14/02/23

Ajudar a morrer

Nesse vento eu respiro.
Na frente da casa eu convido quem queira entrar
nesses corredores onde despeço
o tempo e acomodo os tentáculos do esquecimento.
Em breve, da tua vida restará apenas um diário
deixado sobre a arca de mogno escuro
que num Verão antigo transportaram para o sótão.
Nesse diário vivem rostos, e árvores, e amor,
mas as letras que desenham tais inutilidades
começam a sumir – na sombra do sótão, não existem já.
 
Quando o diário começou a ser escrito, habitavam
no teu coração as criaturas do espírito que te levava
pela mão, do caminho da escola à ladeira que circundava
o muro mais longínquo da casa.
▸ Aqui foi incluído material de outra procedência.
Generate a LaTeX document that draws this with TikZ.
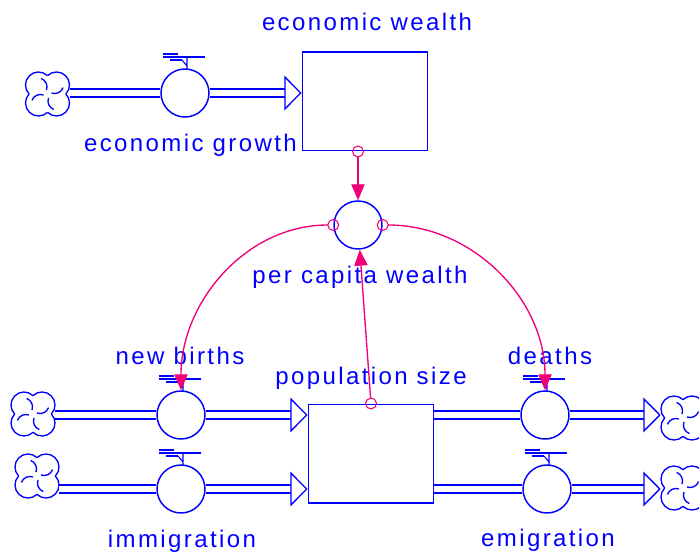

Louro bravo
dançava com as sombras da figueira carregada
de Setembro – o figo, escrito no papel,
tocava os lábios como um verso doce
que te adormecia à noite. Na coroa aberta
do figo dançavam a língua e as palavras que a cobriam.
Tempo de certeza. O voo misterioso da andorinha
tinha o seu regresso marcado – todos os anos
o ninho estava à espera. O ritmo das estações,
exato e pleno, adormecia-te quando o temor rondava.
 
Contra o vento eu agora respiro. Mas não resisto.
E ajudo a morte, ajudo, fecho as janelas de casa
sabendo que nunca mais as vou abrir.

Agora o conjunto de folhas é uma ruína fria na luz apagada da manhã.

04/02/23

Memory is a slippery thing

"Memory is a slippery thing; details are hazy, fickle. The more you strain, the less you see. A memory of a memory endlessly corrupting itself. I’ve caught myself recently claiming that feeling is more robust, but it’s tricky. Because in recalling a point in time and how that moment made you feel, it is framed by a new feeling—the feeling of what that moment means to you now. In Turkish, a language rich in vocabulary not easily rendered into English, hasret means some combination of longing, love, and loss. It seems particularly appropriate in this context and to this film." - Charlotte Wells, realizadora de Aftersun. Encontrado aqui.

03/02/23

Aftersun

Aftersun é um ensaio sobre a impressão que as pequenas percepções deixam na memória, e sobre o modo como no presente processamos o vestígio deixado por essas pequenas percepções. É mais instinto do que razão, mais intuição do que sentido. Reduzir o filme aos constrangimentos da infância é um erro: o filme mostra o olhar de uma mulher adulta declinando sobre as suas recordações o véu do entendimento da idade adulta. O olhar de alguém que tenta perceber por que razão lembra como lembra o que lembra. Mas pensar sobre o que lembra altera o que é lembrado - não é que o presente modifique o passado, é mais como se o presente moldasse o passado ao seu corpo, tornasse material o que nunca será mais do que espiritual. É um filme sobre a ilusão de conhecer e sobre a habilidade de construir uma história. O pai da criança é tanto uma sombra como a criança, e a mulher adulta que recorda a criança que passou é tão esboço como o pai e a criança. Na tela são projetadas sombras que revelam gestos, ruídos e pistas que apontam para um destino; mas no presente continuamos a não saber que destino foi esse. Tentar compreender uma memória é um gesto que tem tanto de vão como de fulgor criativo. Por isso funciona, e o filme atrai quem o vê para uma vertigem de sonho, um corpo leve fugindo na noite a caminho do mar.